The story of a senior actively engaged in the arts is not as extraordinary as our culture might have us believe.
Anna Mary “Grandma Moses” Robertson began painting in her late 70s. Frank Lloyd Wright finished designing the Guggenheim Museum when he was 91. Michelangelo assumed the role of architect of St. Peter’s Basilica when he was 72. Cuban-born minimalist Carmen Herrera had her first major sale of a painting at age 89. Her works now hang in the Museum of Modern Art, the Hirshhorn Museum, and the Tate. At an age when society regards too many elders as invisible, Herrera became something of a phenom in the art world. As a New York Times art critic asked, “How can we have missed these beautiful compositions?”
The answer is simple: Our youth-oriented culture rewards youthful talent while largely ignoring or dismissing the talent of its elders. This practice, while not unique in its modern Western form, is paradoxical. Shamans, prophets, seers — the men and women a society turns to for vision and wisdom — historically, have been its elders.
The fetish of youth is a relatively new phenomenon, although its roots run into the deep past, impressed by movements and moments from 19th-century Romanticism, with its adoration of childish wisdom, to modern hippiedom, with its disdain for and suspicion of anyone over age 30.
The marginalization of older people is not solely the product of pop culture. Science shares responsibility.
Once upon a time, science told us that senility was the result of a dying brain, of brain cells that are never replaced, unlike most other somatic cells. Most of us — even most of us who are old — probably still believe this myth as we go about our day anxiously searching for misplaced keys, forgetting names of familiar faces and missing appointments. Even if it has been our habit for decades to have these lapses, now that we are old, we are inclined to regard them as evidence of dotage and dementia and gray matter flaking off like dandruff.
Stereotypes — even and especially scientific stereotypes — die hard. Once a scientific fact becomes a cultural truism, it is not easily dismissed, particularly if it has credible authorship. Sigmund Freud, whose indelible influence upon our culture has been important in our understanding and articulation of the mind, maintained that students over 50 could learn absolutely nothing. He was 51 when he made this pronouncement. Ironically, “Oedipus Rex” — the play from which Freud drew most of his important symbolism — was written by Greek tragedian Sophocles at age 71.

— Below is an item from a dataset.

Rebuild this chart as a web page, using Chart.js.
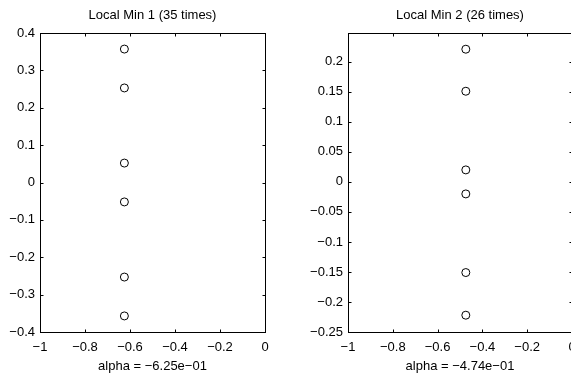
<!DOCTYPE html>
<html lang="en">
<head>
    <meta charset="UTF-8">
    <title>Local Min</title>
    <style>
        html, body {
            margin: 0;
            padding: 0;
            background: #fff;
            overflow: hidden;
            width: 571px;
            height: 376px;
        }
        canvas {
            position: absolute;
            top: 0;
        }
        #left { left: 0; }
        #right { left: 290px; }
    </style>
    <script src="https://cdn.jsdelivr.net/npm/chart.js"></script>
</head>
<body>
    <canvas id="left" width="285" height="376"></canvas>
    <canvas id="right" width="300" height="376"></canvas>

    <script>
        // data
        const xTicks = [-1, -0.8, -0.6, -0.4, -0.2, 0];

        const title1 = 'Local Min 1 (35 times)';
        const xLabel1 = 'alpha = \u22126.25e\u221201';
        const alpha1 = -0.625;
        const values1 = [0.357, 0.253, 0.052, -0.052, -0.253, -0.357];
        const yTicks1 = [-0.4, -0.3, -0.2, -0.1, 0, 0.1, 0.2, 0.3, 0.4];

        const title2 = 'Local Min 2 (26 times)';
        const xLabel2 = 'alpha = \u22124.74e\u221201';
        const alpha2 = -0.474;
        const values2 = [0.221, 0.151, 0.020, -0.020, -0.151, -0.222];
        const yTicks2 = [-0.25, -0.2, -0.15, -0.1, -0.05, 0, 0.05, 0.1, 0.15, 0.2];

        const font = { family: "'Liberation Sans', Arial, sans-serif", size: 13 };
        const fmt = v => String(v).replace('-', '\u2212');

        // matlab style box with inward ticks
        const boxPlugin = {
            id: 'box',
            afterDatasetsDraw(chart) {
                const { ctx, chartArea: a, scales } = chart;
                const L = Math.round(a.left) + 0.5, R = Math.round(a.right) + 0.5;
                const T = Math.round(a.top) + 0.5, B = Math.round(a.bottom) + 0.5;
                ctx.save();
                ctx.strokeStyle = '#000';
                ctx.lineWidth = 1;
                ctx.strokeRect(L, T, R - L, B - T);
                ctx.beginPath();
                scales.x.ticks.forEach(t => {
                    const px = Math.round(scales.x.getPixelForValue(t.value)) + 0.5;
                    ctx.moveTo(px, B); ctx.lineTo(px, B - 3);
                    ctx.moveTo(px, T); ctx.lineTo(px, T + 3);
                });
                scales.y.ticks.forEach(t => {
                    const py = Math.round(scales.y.getPixelForValue(t.value)) + 0.5;
                    ctx.moveTo(L, py); ctx.lineTo(L + 3, py);
                    ctx.moveTo(R, py); ctx.lineTo(R - 3, py);
                });
                ctx.stroke();
                ctx.restore();
            }
        };

        function makeChart(id, title, xLabel, alpha, values, yTicks, yMax, yWidth, padRight) {
            const points = values.map(v => ({ x: alpha, y: v }));
            return new Chart(document.getElementById(id), {
                type: 'scatter',
                data: {
                    datasets: [{
                        data: points,
                        xAxisID: 'x',
                        yAxisID: 'y',
                        pointStyle: 'circle',
                        pointRadius: 4,
                        pointBorderWidth: 1,
                        pointBorderColor: '#000',
                        pointBackgroundColor: 'rgba(0,0,0,0)'
                    }]
                },
                options: {
                    responsive: false,
                    animation: false,
                    devicePixelRatio: 1,
                    layout: { padding: { left: 0, right: padRight, top: 0, bottom: 0 } },
                    plugins: { legend: { display: false }, tooltip: { enabled: false } },
                    scales: {
                        x: {
                            type: 'linear',
                            position: 'bottom',
                            min: -1,
                            max: 0,
                            afterBuildTicks: s => { s.ticks = xTicks.map(v => ({ value: v })); },
                            afterFit: s => { s.height = 44; },
                            grid: { display: false, drawTicks: false },
                            border: { display: false },
                            ticks: { color: '#000', font: font, padding: 8, maxRotation: 0, autoSkip: false, callback: fmt },
                            title: { display: true, text: xLabel, color: '#000', font: font, padding: { top: 2, bottom: 2 } }
                        },
                        top: {
                            type: 'linear',
                            position: 'top',
                            min: -1,
                            max: 0,
                            afterFit: s => { s.height = 33; },
                            grid: { display: false, drawTicks: false },
                            border: { display: false },
                            ticks: { display: false },
                            title: { display: true, text: title, color: '#000', font: font, padding: { top: 8, bottom: 0 } }
                        },
                        y: {
                            type: 'linear',
                            position: 'left',
                            min: yTicks[0],
                            max: yMax,
                            afterBuildTicks: s => { s.ticks = yTicks.map(v => ({ value: v })); },
                            afterFit: s => { s.width = yWidth; },
                            grid: { display: false, drawTicks: false },
                            border: { display: false },
                            ticks: { color: '#000', font: font, padding: 5, autoSkip: false, callback: fmt }
                        }
                    }
                },
                plugins: [boxPlugin]
            });
        }

        makeChart('left', title1, xLabel1, alpha1, values1, yTicks1, 0.4, 40, 20);
        makeChart('right', title2, xLabel2, alpha2, values2, yTicks2, 0.248, 58, 18);
    </script>
</body>
</html>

That pathology is a part of aging, however, is not a myth. Stroke and Alzheimer’s, diseases that can impair cognition and limit artistic endeavor, attack the elderly more often than the young. Yet each life has age-specific physical dangers; e.g., type 1 diabetes in children, and muscular dystrophy in young adults. It’s also true that the brain eventually does lose about 10 percent of its weight as a result of atrophy.
However, nature has provided us with a vast reserve of neurons that render this loss negligible in an otherwise healthy brain. Furthermore, recent research debunks the established scientific belief that the brain’s neurons are produced only in the first two years of life. Evidence now suggests that the human brain actually continues to produce these cells through most of its life span — into the fifth, sixth, and seventh decades of the average human’s life.
Probably more important than neuron production is the production of dendrites, the branches between neurons which carry electrical impulses from brain cell to brain cell. The brain has some 100 billion neurons capable of producing 100 trillion connections, or synapses.